The third year of your course will offer more in-depth study opportunities, through:
- supervised, independent research for your dissertation
- selection of a special subject, requiring close reading of primary sources relating to the research interests of departmental staff
- a range of optional modules available in the Department of History and elsewhere in the University.
Your learning environment
Alongside your lectures, you’ll be taught in small, interactive seminar groups that encourage debate with teaching staff and fellow students. As you prepare for classes and build on the topics covered in your seminars, there will be plenty of opportunity for independent study and research.
Classes are designed to offer guidance from teaching staff and explore different kinds of learning, such as formal and informal presentations. Field trips in the UK and abroad provide the opportunity to see history in context and view historical artefacts up close.
Our academics are actively engaged in research and contribute to current historical debate. Wherever possible, they will tailor their teaching to incorporate their cutting-edge research.
Placements opportunities with BA History with Foundation
At Reading, we ensure that placements are incorporated into your learning. You can undertake a short placement in a museum or heritage organisation in your second year, or choose modules in your final year that offer 10-day placements in local archives and secondary schools.

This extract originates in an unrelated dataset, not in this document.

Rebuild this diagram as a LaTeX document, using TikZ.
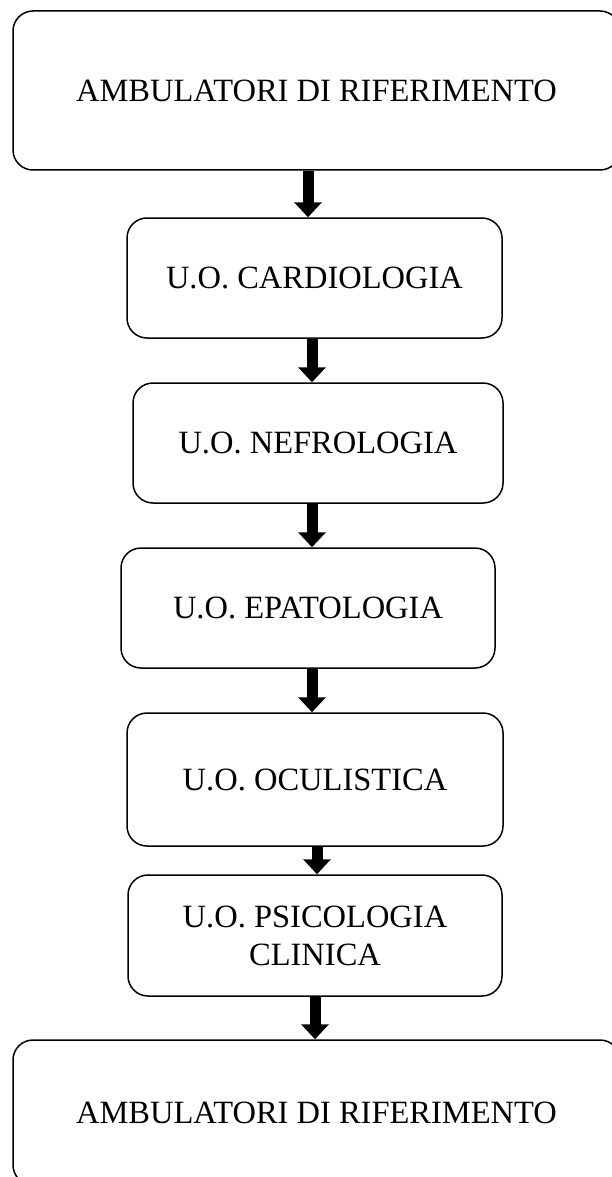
\documentclass[tikz,border=0pt]{standalone}
\usepackage{fontspec}
\setmainfont{Liberation Serif}
\usetikzlibrary{arrows.meta}
\begin{document}
\begin{tikzpicture}[x=1pt,y=-1pt,
  box/.style={draw=black, line width=1.5pt, rounded corners=20pt,
    align=center, inner sep=0pt, font=\fontsize{32.5}{38}\selectfont},
  blk/.style={line width=11pt, -{Triangle[width=27pt,length=15pt]}}]
\useasboundingbox (0,0) rectangle (611,1177);
% boxes: centre at ((l+r)/2,(t+b)/2), size (r-l) x (b-t)
\node[box, minimum width=607pt, minimum height=159pt] (amb1) at (316.5,90.5) {AMBULATORI DI RIFERIMENTO};
\node[box, minimum width=375pt, minimum height=120pt] (card) at (314.5,278) {U.O. CARDIOLOGIA};
\node[box, minimum width=370pt, minimum height=120pt] (nefr) at (318,443) {U.O. NEFROLOGIA};
\node[box, minimum width=374pt, minimum height=120pt] (epat) at (308,608) {U.O. EPATOLOGIA};
\node[box, minimum width=376pt, minimum height=133pt] (ocul) at (315,779.5) {U.O. OCULISTICA};
\node[box, minimum width=374pt, minimum height=121pt] (psic) at (315,935.5) {U.O. PSICOLOGIA\\CLINICA};
\node[box, minimum width=607pt, minimum height=145pt] (amb2) at (316.5,1112.5) {AMBULATORI DI RIFERIMENTO};
% block arrows between consecutive boxes
\draw[blk] ([xshift=-8.5pt]amb1.south) -- ([xshift=-8.5pt]amb1.south |- card.north);
\draw[blk] ([xshift=-2.5pt]card.south) -- ([xshift=-2.5pt]card.south |- nefr.north);
\draw[blk] ([xshift=-6pt]nefr.south) -- ([xshift=-6pt]nefr.south |- epat.north);
\draw[blk] ([xshift=4pt]epat.south) -- ([xshift=4pt]epat.south |- ocul.north);
\draw[blk] ([xshift=2pt]ocul.south) -- ([xshift=2pt]ocul.south |- psic.north);
\draw[blk] (psic.south) -- (psic.south |- amb2.north);
\end{tikzpicture}
\end{document}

We also offer the opportunity to undertake a professional placement before your final year of study.
Our dedicated placement co-ordinators provide one-to-one support and training to ensure that you are fully equipped to secure a top-quality placement.
Staff in the department have close links with the University’s Museum of English Rural Life (MERL) and Special Collections, as well as external organisations such as Cliveden House, English Heritage and Reading Museum. Through these links with employers and external partners, we can help you find a professional placement that suits your interests.
Study abroad
In your second year, you can spend a term studying abroad at one of our partner institutions in the USA, Canada, Australia, or countries across Europe.